◆ EXERCISE DESCRIPTION: Omit the pictures and output exactly the lines from the start of the entries through the line containing "308, 301, 316];".

◆ DATA SUPPLIED:
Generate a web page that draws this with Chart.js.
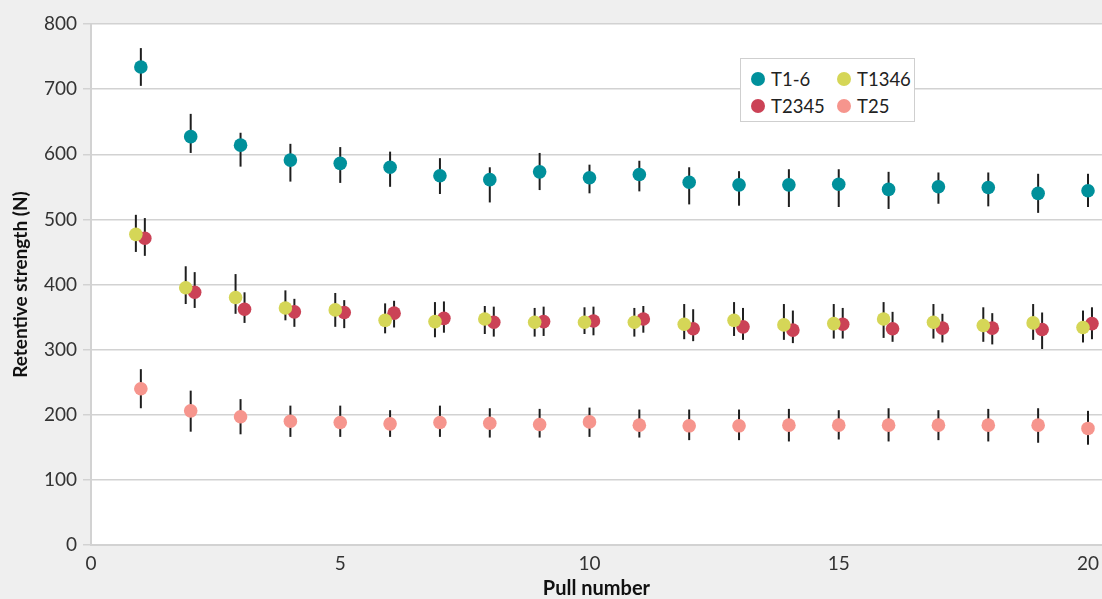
<!DOCTYPE html>
<html>
<head>
<meta charset="utf-8">
<script src="https://cdn.jsdelivr.net/npm/chart.js@4"></script>
<style>
  body { margin: 0; background: #efefef; }
  #wrap { position: relative; width: 1102px; height: 599px; }
  #legend {
    position: absolute; left: 740px; top: 58px; width: 175px; height: 64px;
    background: #fff; border: 1.5px solid #cfcfcf;
    font-family: Lato, sans-serif; font-size: 18.5px; color: #222;
    display: grid; grid-template-columns: 86px 86px; padding: 7px 0 0 10px; box-sizing: border-box;
  }
  #legend div { display: flex; align-items: center; height: 25px; }
  #legend span.dot { width: 14px; height: 14px; border-radius: 50%; margin-right: 6px; display: inline-block; }
</style>
</head>
<body>
<div id="wrap">
  <canvas id="myChart" width="1102" height="599"></canvas>
  <div id="legend"></div>
</div>
<script>
const pulls = [1, 2, 3, 4, 5, 6, 7, 8, 9, 10, 11, 12, 13, 14, 15, 16, 17, 18, 19, 20];

const t16Mean = [734, 627, 614, 591, 586, 580, 567, 561, 573, 564, 569, 557, 553, 553, 554, 546, 550, 549, 540, 544];
const t16Hi = [763, 662, 633, 616, 611, 604, 594, 580, 602, 584, 590, 580, 574, 577, 577, 573, 572, 572, 570, 570];
const t16Lo = [705, 602, 581, 558, 556, 550, 539, 526, 545, 540, 543, 523, 521, 519, 519, 516, 524, 520, 510, 519];

const t1346Mean = [477, 395, 380, 364, 361, 345, 343, 347, 342, 342, 342, 339, 345, 338, 340, 347, 342, 337, 341, 334];
const t1346Hi = [507, 428, 416, 391, 387, 371, 373, 367, 364, 365, 364, 370, 373, 370, 370, 373, 370, 365, 370, 360];
const t1346Lo = [450, 370, 355, 345, 335, 325, 319, 324, 320, 324, 320, 316, 321, 315, 317, 318, 317, 312, 315, 311];

const t2345Mean = [471, 388, 362, 358, 357, 356, 348, 342, 343, 344, 347, 332, 335, 330, 339, 332, 333, 333, 331, 340];
const t2345Hi = [502, 419, 388, 378, 376, 375, 374, 366, 366, 366, 367, 362, 364, 360, 364, 358, 355, 356, 357, 365];
const t2345Lo = [444, 364, 341, 335, 333, 334, 326, 320, 321, 322, 326, 313, 315, 310, 317, 312, 311, 308, 301, 316];

const t25Mean = [240, 206, 197, 190, 188, 186, 188, 187, 185, 189, 184, 183, 183, 184, 184, 184, 184, 184, 184, 179];
const t25Hi = [270, 237, 224, 214, 214, 207, 214, 210, 209, 211, 208, 208, 208, 209, 207, 210, 207, 209, 210, 206];
const t25Lo = [210, 174, 170, 166, 166, 166, 166, 165, 165, 166, 165, 161, 161, 159, 162, 159, 161, 159, 157, 154];

const xTicks = [0, 5, 10, 15, 20];

// small sideways shift so the overlapping groups stay readable
function series(label, color, mean, hi, lo, shift) {
  return {
    label,
    data: pulls.map((p, i) => ({ x: p + shift, y: mean[i] })),
    errHi: hi,
    errLo: lo,
    backgroundColor: color,
    borderWidth: 0,
    pointRadius: 6.8,
    pointHoverRadius: 6.8,
  };
}

const datasets = [
  series('T1-6', '#00909b', t16Mean, t16Hi, t16Lo, 0),
  series('T1346', '#d5d657', t1346Mean, t1346Hi, t1346Lo, -0.1),
  series('T2345', '#cb4256', t2345Mean, t2345Hi, t2345Lo, 0.08),
  series('T25', '#f6958d', t25Mean, t25Hi, t25Lo, 0),
];

const plotBg = {
  id: 'plotBg',
  beforeDraw(chart) {
    const { ctx, chartArea: a } = chart;
    ctx.save();
    ctx.fillStyle = '#efefef';
    ctx.fillRect(0, 0, chart.width, chart.height);
    ctx.fillStyle = '#fff';
    ctx.fillRect(a.left, a.top, a.right - a.left, a.bottom - a.top);
    ctx.restore();
  }
};

const errorBars = {
  id: 'errorBars',
  beforeDatasetsDraw(chart) {
    const { ctx } = chart;
    const y = chart.scales.y;
    ctx.save();
    ctx.strokeStyle = '#1e1e1e';
    ctx.lineWidth = 2;
    chart.data.datasets.forEach((ds, di) => {
      chart.getDatasetMeta(di).data.forEach((pt, i) => {
        ctx.beginPath();
        ctx.moveTo(pt.x, y.getPixelForValue(ds.errHi[i]));
        ctx.lineTo(pt.x, y.getPixelForValue(ds.errLo[i]));
        ctx.stroke();
      });
    });
    ctx.restore();
  }
};

const ctx = document.getElementById('myChart').getContext('2d');
const myChart = new Chart(ctx, {
  type: 'scatter',
  data: { datasets },
  plugins: [plotBg, errorBars],
  options: {
    responsive: false,
    animation: false,
    layout: { autoPadding: false, padding: { top: 24, right: 0, left: 0, bottom: 0 } },
    plugins: { legend: { display: false }, tooltip: { enabled: false } },
    scales: {
      x: {
        type: 'linear',
        min: 0,
        max: 20.28,
        afterBuildTicks: (axis) => { axis.ticks = xTicks.map(v => ({ value: v })); },
        afterFit: (scale) => { scale.height = 54; },
        grid: { display: false, drawTicks: false },
        border: { color: '#d2d2d2', width: 2 },
        ticks: { padding: 3, color: '#333', font: { family: 'Lato', size: 19, lineHeight: 1.7 } },
        title: {
          display: true, text: 'Pull number', color: '#111',
          padding: 0, font: { family: 'Lato', size: 20, weight: 'bold', lineHeight: 1 }
        }
      },
      y: {
        min: 0,
        max: 800,
        ticks: { stepSize: 100, padding: 6, color: '#333', font: { family: 'Lato', size: 19 } },
        afterFit: (scale) => { scale.width = 91; },
        grid: { color: '#d2d2d2', lineWidth: 1.5, tickLength: 8 },
        border: { color: '#d2d2d2', width: 2 },
        title: {
          display: true, text: 'Retentive strength (N)', color: '#111',
          padding: { top: 9, bottom: 0 }, font: { family: 'Lato', size: 19, weight: 'bold' }
        }
      }
    }
  }
});

const legendEl = document.getElementById('legend');
myChart.data.datasets.forEach(ds => {
  const item = document.createElement('div');
  item.innerHTML = '<span class="dot" style="background:' + ds.backgroundColor + '"></span>' + ds.label;
  legendEl.appendChild(item);
});
</script>
</body>
</html>
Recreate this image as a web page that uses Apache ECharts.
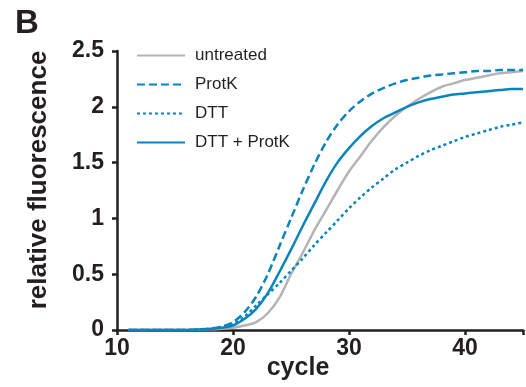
<!DOCTYPE html>
<html><head><meta charset="utf-8">
<script src="https://cdn.jsdelivr.net/npm/echarts@6/dist/echarts.min.js"></script>
<style>html,body{margin:0;padding:0;background:#fff}#c{width:526px;height:387px}</style>
</head><body><div id="c"></div>
<script>
var cycles = [11,12,13,14,15,16,17,18,19,20,21,22,23,24,25,26,27,28,29,30,31,32,33,34,35,36,37,38,39,40,41,42,43,44,45];
var untreated = [0,0,0,0,0,0,0.003,0.006,0.012,0.02,0.04,0.07,0.15,0.29,0.50,0.69,0.89,1.07,1.25,1.42,1.56,1.70,1.82,1.92,2.00,2.07,2.13,2.18,2.21,2.24,2.26,2.28,2.30,2.31,2.32];
var protK = [0,0,0,0,0,0,0.005,0.012,0.03,0.07,0.16,0.30,0.50,0.75,1.00,1.25,1.48,1.68,1.84,1.96,2.05,2.12,2.17,2.21,2.24,2.26,2.28,2.29,2.30,2.31,2.32,2.32,2.33,2.33,2.33];
var dtt = [0,0,0,0,0,0,0.005,0.01,0.025,0.05,0.12,0.22,0.32,0.42,0.53,0.64,0.76,0.87,0.98,1.09,1.19,1.28,1.36,1.44,1.50,1.56,1.61,1.65,1.69,1.73,1.76,1.79,1.82,1.84,1.86];
var dttProtK = [0,0,0,0,0,0,0.004,0.01,0.02,0.04,0.10,0.19,0.33,0.52,0.72,0.93,1.13,1.33,1.50,1.63,1.74,1.83,1.90,1.95,2.00,2.04,2.07,2.09,2.11,2.12,2.13,2.14,2.15,2.16,2.16];
var seriesNames = ['untreated','ProtK','DTT','DTT + ProtK'];
var xTicks = [10,20,30,40];
var yTicks = [0,0.5,1,1.5,2,2.5];

var BLUE = '#0a84bd', GRAY = '#b4b4b8', INK = '#231f20';
function pairs(v){ return cycles.map(function(c,i){return [c,v[i]];}); }
var chart = echarts.init(document.getElementById('c'), null, {renderer:'canvas'});
var font = 'Liberation Sans, Arial, sans-serif';
chart.setOption({
  animation:false,
  textStyle:{fontFamily:font},
  grid:{left:117,right:-7,top:51,bottom:57,containLabel:false},
  legend:{
    orient:'vertical', left:131, top:42, itemWidth:48, itemHeight:14, itemGap:12,
    itemStyle:{opacity:0},
    textStyle:{fontSize:17,color:INK,fontFamily:font,padding:[0,0,0,5]},
    data:seriesNames
  },
  xAxis:{type:'value',min:10,max:45,interval:10,
    axisLine:{lineStyle:{color:INK,width:2.5}},
    axisTick:{length:5,lineStyle:{color:INK,width:2.5}},
    splitLine:{show:false},
    axisLabel:{margin:7,fontSize:23,fontWeight:'bold',color:INK,fontFamily:font,
      formatter:function(v){return xTicks.indexOf(v)>=0?String(v):'';}}
  },
  yAxis:{type:'value',min:0,max:2.5,interval:0.5,
    axisLine:{show:true,lineStyle:{color:INK,width:2.5}},
    axisTick:{show:true,length:5,lineStyle:{color:INK,width:2.5}},
    splitLine:{show:false},
    axisLabel:{margin:13,fontSize:23,fontWeight:'bold',color:INK,fontFamily:font,
      formatter:function(v){return yTicks.indexOf(v)>=0?String(v):'';}}
  },
  graphic:[
    {type:'text',x:27,y:24,style:{text:'B',font:'bold 33px '+font,fill:INK,align:'center',verticalAlign:'middle'}},
    {type:'text',x:298,y:368,style:{text:'cycle',font:'bold 25px '+font,fill:INK,align:'center',verticalAlign:'middle'}},
    {type:'text',x:39,y:180,rotation:Math.PI/2,style:{text:'relative fluorescence',font:'bold 26px '+font,fill:INK,align:'center',verticalAlign:'middle'}}
  ],
  series:[
    {name:seriesNames[0],type:'line',data:pairs(untreated),symbol:'none',smooth:0.3,
      lineStyle:{color:GRAY,width:2.5},itemStyle:{color:GRAY}},
    {name:seriesNames[1],type:'line',data:pairs(protK),symbol:'none',smooth:0.3,
      lineStyle:{color:BLUE,width:2.5,type:[8,4]},itemStyle:{color:BLUE}},
    {name:seriesNames[2],type:'line',data:pairs(dtt),symbol:'none',smooth:0.3,
      lineStyle:{color:BLUE,width:2.5,type:[3,3]},itemStyle:{color:BLUE}},
    {name:seriesNames[3],type:'line',data:pairs(dttProtK),symbol:'none',smooth:0.3,
      lineStyle:{color:BLUE,width:2.5},itemStyle:{color:BLUE}}
  ]
});
</script></body></html>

◆ ANSWER TO THE PROBLEM:
Generate a web page that draws this with Chart.js.
<!DOCTYPE html>
<html>
<head>
<meta charset="utf-8">
<script src="https://cdn.jsdelivr.net/npm/chart.js@4"></script>
<style>
  body { margin: 0; background: #efefef; }
  #wrap { position: relative; width: 1102px; height: 599px; }
  #legend {
    position: absolute; left: 740px; top: 58px; width: 175px; height: 64px;
    background: #fff; border: 1.5px solid #cfcfcf;
    font-family: Lato, sans-serif; font-size: 18.5px; color: #222;
    display: grid; grid-template-columns: 86px 86px; padding: 7px 0 0 10px; box-sizing: border-box;
  }
  #legend div { display: flex; align-items: center; height: 25px; }
  #legend span.dot { width: 14px; height: 14px; border-radius: 50%; margin-right: 6px; display: inline-block; }
</style>
</head>
<body>
<div id="wrap">
  <canvas id="myChart" width="1102" height="599"></canvas>
  <div id="legend"></div>
</div>
<script>
const pulls = [1, 2, 3, 4, 5, 6, 7, 8, 9, 10, 11, 12, 13, 14, 15, 16, 17, 18, 19, 20];

const t16Mean = [734, 627, 614, 591, 586, 580, 567, 561, 573, 564, 569, 557, 553, 553, 554, 546, 550, 549, 540, 544];
const t16Hi = [763, 662, 633, 616, 611, 604, 594, 580, 602, 584, 590, 580, 574, 577, 577, 573, 572, 572, 570, 570];
const t16Lo = [705, 602, 581, 558, 556, 550, 539, 526, 545, 540, 543, 523, 521, 519, 519, 516, 524, 520, 510, 519];

const t1346Mean = [477, 395, 380, 364, 361, 345, 343, 347, 342, 342, 342, 339, 345, 338, 340, 347, 342, 337, 341, 334];
const t1346Hi = [507, 428, 416, 391, 387, 371, 373, 367, 364, 365, 364, 370, 373, 370, 370, 373, 370, 365, 370, 360];
const t1346Lo = [450, 370, 355, 345, 335, 325, 319, 324, 320, 324, 320, 316, 321, 315, 317, 318, 317, 312, 315, 311];

const t2345Mean = [471, 388, 362, 358, 357, 356, 348, 342, 343, 344, 347, 332, 335, 330, 339, 332, 333, 333, 331, 340];
const t2345Hi = [502, 419, 388, 378, 376, 375, 374, 366, 366, 366, 367, 362, 364, 360, 364, 358, 355, 356, 357, 365];
const t2345Lo = [444, 364, 341, 335, 333, 334, 326, 320, 321, 322, 326, 313, 315, 310, 317, 312, 311, 308, 301, 316];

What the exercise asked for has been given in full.